I don’t even understand what it would mean for an ethical theory to be correct. Does that mean it is hardwired into the physical constants of the universe? I guess I’m sort of a non-cognitivist.
Right, but is that for sources of happiness and suffering that are common among all people who will exist across all time? Because almost all of the people who will exist (irrespective of your actions) don’t currently.
There’s a difficulty that I guess you’d be sensitive to, in that it’s hard to distinguish the absence of happiness from the presence of suffering and vice versa. The difference between the two is not hardwired into the physical constants of the universe, if that is a phrasing that you might be sympathetic to, though no snark is intended.

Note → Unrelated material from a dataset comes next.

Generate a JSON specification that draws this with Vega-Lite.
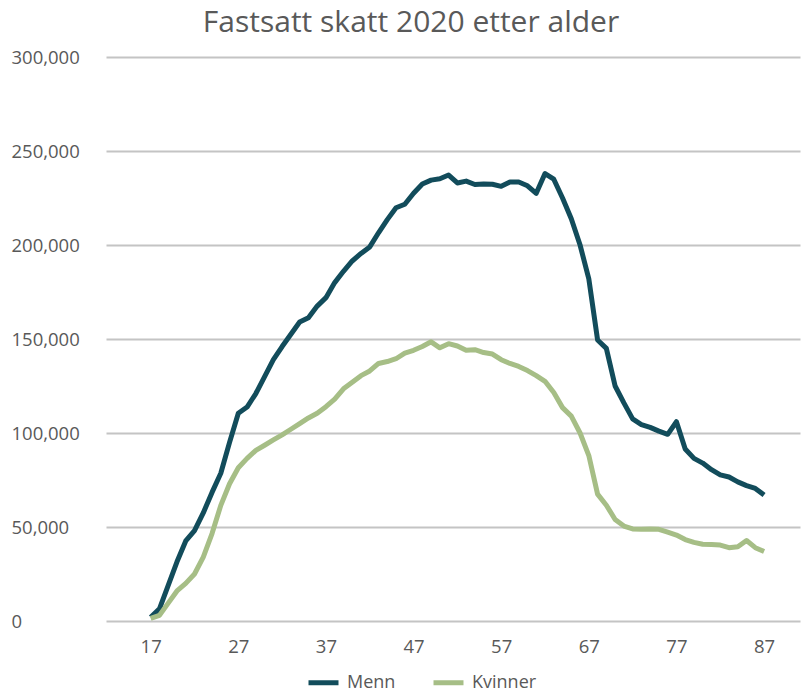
{
  "$schema": "https://vega.github.io/schema/vega-lite/v6.json",
  "width": 694,
  "height": 564,
  "autosize": {"type": "none"},
  "padding": {"left": 106, "top": 57, "right": 2, "bottom": 72},
  "background": "white",
  "config": {"view": {"stroke": null}, "font": "Open Sans"},
  "title": {"text": "Fastsatt skatt 2020 etter alder", "fontSize": 30, "fontWeight": "normal", "color": "#595959", "anchor": "middle", "frame": "group", "dx": -42, "dy": 40, "offset": 20, "baseline": "bottom", "font": "Open Sans"},
  "data": {"values": [
    {"alder":17,"kjonn":"Menn","skatt":2000},{"alder":18,"kjonn":"Menn","skatt":6500},{"alder":19,"kjonn":"Menn","skatt":19000},{"alder":20,"kjonn":"Menn","skatt":31500},{"alder":21,"kjonn":"Menn","skatt":42600},{"alder":22,"kjonn":"Menn","skatt":48100},{"alder":23,"kjonn":"Menn","skatt":57500},{"alder":24,"kjonn":"Menn","skatt":68400},{"alder":25,"kjonn":"Menn","skatt":78600},{"alder":26,"kjonn":"Menn","skatt":95000},{"alder":27,"kjonn":"Menn","skatt":110500},{"alder":28,"kjonn":"Menn","skatt":113800},{"alder":29,"kjonn":"Menn","skatt":121000},{"alder":30,"kjonn":"Menn","skatt":130000},{"alder":31,"kjonn":"Menn","skatt":139000},{"alder":32,"kjonn":"Menn","skatt":146000},{"alder":33,"kjonn":"Menn","skatt":152500},{"alder":34,"kjonn":"Menn","skatt":159000},{"alder":35,"kjonn":"Menn","skatt":161300},{"alder":36,"kjonn":"Menn","skatt":167500},{"alder":37,"kjonn":"Menn","skatt":172000},{"alder":38,"kjonn":"Menn","skatt":180000},{"alder":39,"kjonn":"Menn","skatt":186000},{"alder":40,"kjonn":"Menn","skatt":191500},{"alder":41,"kjonn":"Menn","skatt":195500},{"alder":42,"kjonn":"Menn","skatt":199000},{"alder":43,"kjonn":"Menn","skatt":206500},{"alder":44,"kjonn":"Menn","skatt":213500},{"alder":45,"kjonn":"Menn","skatt":219800},{"alder":46,"kjonn":"Menn","skatt":221700},{"alder":47,"kjonn":"Menn","skatt":227500},{"alder":48,"kjonn":"Menn","skatt":232400},{"alder":49,"kjonn":"Menn","skatt":234500},{"alder":50,"kjonn":"Menn","skatt":235200},{"alder":51,"kjonn":"Menn","skatt":237200},{"alder":52,"kjonn":"Menn","skatt":233000},{"alder":53,"kjonn":"Menn","skatt":234000},{"alder":54,"kjonn":"Menn","skatt":232200},{"alder":55,"kjonn":"Menn","skatt":232500},{"alder":56,"kjonn":"Menn","skatt":232300},{"alder":57,"kjonn":"Menn","skatt":231200},{"alder":58,"kjonn":"Menn","skatt":233500},{"alder":59,"kjonn":"Menn","skatt":233500},{"alder":60,"kjonn":"Menn","skatt":231500},{"alder":61,"kjonn":"Menn","skatt":227500},{"alder":62,"kjonn":"Menn","skatt":238000},{"alder":63,"kjonn":"Menn","skatt":235000},{"alder":64,"kjonn":"Menn","skatt":225000},{"alder":65,"kjonn":"Menn","skatt":214000},{"alder":66,"kjonn":"Menn","skatt":200000},{"alder":67,"kjonn":"Menn","skatt":182000},{"alder":68,"kjonn":"Menn","skatt":149500},{"alder":69,"kjonn":"Menn","skatt":145000},{"alder":70,"kjonn":"Menn","skatt":125000},{"alder":71,"kjonn":"Menn","skatt":116000},{"alder":72,"kjonn":"Menn","skatt":107500},{"alder":73,"kjonn":"Menn","skatt":104500},{"alder":74,"kjonn":"Menn","skatt":103000},{"alder":75,"kjonn":"Menn","skatt":101000},{"alder":76,"kjonn":"Menn","skatt":99300},{"alder":77,"kjonn":"Menn","skatt":106000},{"alder":78,"kjonn":"Menn","skatt":91500},{"alder":79,"kjonn":"Menn","skatt":86500},{"alder":80,"kjonn":"Menn","skatt":84000},{"alder":81,"kjonn":"Menn","skatt":80500},{"alder":82,"kjonn":"Menn","skatt":77700},{"alder":83,"kjonn":"Menn","skatt":76600},{"alder":84,"kjonn":"Menn","skatt":74000},{"alder":85,"kjonn":"Menn","skatt":72000},{"alder":86,"kjonn":"Menn","skatt":70500},{"alder":87,"kjonn":"Menn","skatt":67000},
    {"alder":17,"kjonn":"Kvinner","skatt":1400},{"alder":18,"kjonn":"Kvinner","skatt":3000},{"alder":19,"kjonn":"Kvinner","skatt":9500},{"alder":20,"kjonn":"Kvinner","skatt":16000},{"alder":21,"kjonn":"Kvinner","skatt":20000},{"alder":22,"kjonn":"Kvinner","skatt":25000},{"alder":23,"kjonn":"Kvinner","skatt":34000},{"alder":24,"kjonn":"Kvinner","skatt":46500},{"alder":25,"kjonn":"Kvinner","skatt":61500},{"alder":26,"kjonn":"Kvinner","skatt":73000},{"alder":27,"kjonn":"Kvinner","skatt":81500},{"alder":28,"kjonn":"Kvinner","skatt":86500},{"alder":29,"kjonn":"Kvinner","skatt":90800},{"alder":30,"kjonn":"Kvinner","skatt":93500},{"alder":31,"kjonn":"Kvinner","skatt":96300},{"alder":32,"kjonn":"Kvinner","skatt":99000},{"alder":33,"kjonn":"Kvinner","skatt":102000},{"alder":34,"kjonn":"Kvinner","skatt":105000},{"alder":35,"kjonn":"Kvinner","skatt":108000},{"alder":36,"kjonn":"Kvinner","skatt":110500},{"alder":37,"kjonn":"Kvinner","skatt":114000},{"alder":38,"kjonn":"Kvinner","skatt":118000},{"alder":39,"kjonn":"Kvinner","skatt":123500},{"alder":40,"kjonn":"Kvinner","skatt":127000},{"alder":41,"kjonn":"Kvinner","skatt":130500},{"alder":42,"kjonn":"Kvinner","skatt":133000},{"alder":43,"kjonn":"Kvinner","skatt":137000},{"alder":44,"kjonn":"Kvinner","skatt":138000},{"alder":45,"kjonn":"Kvinner","skatt":139500},{"alder":46,"kjonn":"Kvinner","skatt":142500},{"alder":47,"kjonn":"Kvinner","skatt":144000},{"alder":48,"kjonn":"Kvinner","skatt":146000},{"alder":49,"kjonn":"Kvinner","skatt":148500},{"alder":50,"kjonn":"Kvinner","skatt":145300},{"alder":51,"kjonn":"Kvinner","skatt":147500},{"alder":52,"kjonn":"Kvinner","skatt":146300},{"alder":53,"kjonn":"Kvinner","skatt":144000},{"alder":54,"kjonn":"Kvinner","skatt":144300},{"alder":55,"kjonn":"Kvinner","skatt":142800},{"alder":56,"kjonn":"Kvinner","skatt":142000},{"alder":57,"kjonn":"Kvinner","skatt":139000},{"alder":58,"kjonn":"Kvinner","skatt":137000},{"alder":59,"kjonn":"Kvinner","skatt":135400},{"alder":60,"kjonn":"Kvinner","skatt":133200},{"alder":61,"kjonn":"Kvinner","skatt":130500},{"alder":62,"kjonn":"Kvinner","skatt":127500},{"alder":63,"kjonn":"Kvinner","skatt":121500},{"alder":64,"kjonn":"Kvinner","skatt":113500},{"alder":65,"kjonn":"Kvinner","skatt":109000},{"alder":66,"kjonn":"Kvinner","skatt":100000},{"alder":67,"kjonn":"Kvinner","skatt":88000},{"alder":68,"kjonn":"Kvinner","skatt":67500},{"alder":69,"kjonn":"Kvinner","skatt":61600},{"alder":70,"kjonn":"Kvinner","skatt":54000},{"alder":71,"kjonn":"Kvinner","skatt":50500},{"alder":72,"kjonn":"Kvinner","skatt":49000},{"alder":73,"kjonn":"Kvinner","skatt":48800},{"alder":74,"kjonn":"Kvinner","skatt":48900},{"alder":75,"kjonn":"Kvinner","skatt":48800},{"alder":76,"kjonn":"Kvinner","skatt":47300},{"alder":77,"kjonn":"Kvinner","skatt":45700},{"alder":78,"kjonn":"Kvinner","skatt":43300},{"alder":79,"kjonn":"Kvinner","skatt":41800},{"alder":80,"kjonn":"Kvinner","skatt":40800},{"alder":81,"kjonn":"Kvinner","skatt":40700},{"alder":82,"kjonn":"Kvinner","skatt":40400},{"alder":83,"kjonn":"Kvinner","skatt":39000},{"alder":84,"kjonn":"Kvinner","skatt":39500},{"alder":85,"kjonn":"Kvinner","skatt":42800},{"alder":86,"kjonn":"Kvinner","skatt":39000},{"alder":87,"kjonn":"Kvinner","skatt":37000}
  ]},
  "mark": {"type": "line", "strokeWidth": 5, "strokeJoin": "round", "clip": true},
  "encoding": {
    "x": {"field": "alder", "type": "quantitative",
      "scale": {"domain": [11.9, 91.1], "nice": false, "zero": false},
      "axis": {"title": null, "values": [17,27,37,47,57,67,77,87], "format": "d", "grid": false, "domain": false, "ticks": false, "labelFontSize": 18.5, "labelColor": "#595959", "labelPadding": 16, "labelFont": "Open Sans"}},
    "y": {"field": "skatt", "type": "quantitative",
      "scale": {"domain": [0, 300000], "nice": false},
      "axis": {"title": null, "values": [0,50000,100000,150000,200000,250000,300000], "format": ",.0f", "domain": false, "ticks": false, "grid": true, "gridColor": "#C4C4C4", "gridWidth": 2, "labelFontSize": 18.5, "labelColor": "#595959", "labelAlign": "left", "labelPadding": 95, "labelFont": "Open Sans"}},
    "color": {"field": "kjonn", "type": "nominal",
      "scale": {"domain": ["Menn", "Kvinner"], "range": ["#124C5B", "#A6BE86"]},
      "legend": {"title": null, "orient": "none", "legendX": 200, "legendY": 608, "direction": "horizontal", "symbolType": "stroke", "symbolSize": 900, "symbolStrokeWidth": 5, "labelFontSize": 18, "labelColor": "#595959", "labelFont": "Open Sans", "columnPadding": 27, "labelOffset": 6}}
  }
}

If you’re non-cognitivist, then you could ask whether you “should” (even rationally or egoistically) act according to your moral perspective. If you choose to live out your values by some description, for some reason, then they’re not going to be purely represented by any ethical theory anyway, and it’d be unclear to me why you’d want to simplify your intuitions in that way.
If you don’t have a child, you are not decreasing your nonexistent offspring’s welfare/preference satisfaction. Beings who do not exist do not have preferences and cannot suffer. Once they exist (and become sentient), their preferences and welfare matter. This may not be hardcoded into the universe, but it’s not hard to distinguish between having a child and not having one.
I meant within one person. If you believe that there is a fundamental difference between intrapersonal and interpersonal comparisons, then you’re going to run into a wall trying to define persons… It doesn’t seem to me that this really checks out, putting aside the question of why one would want simple answers here as a non-cognitivist.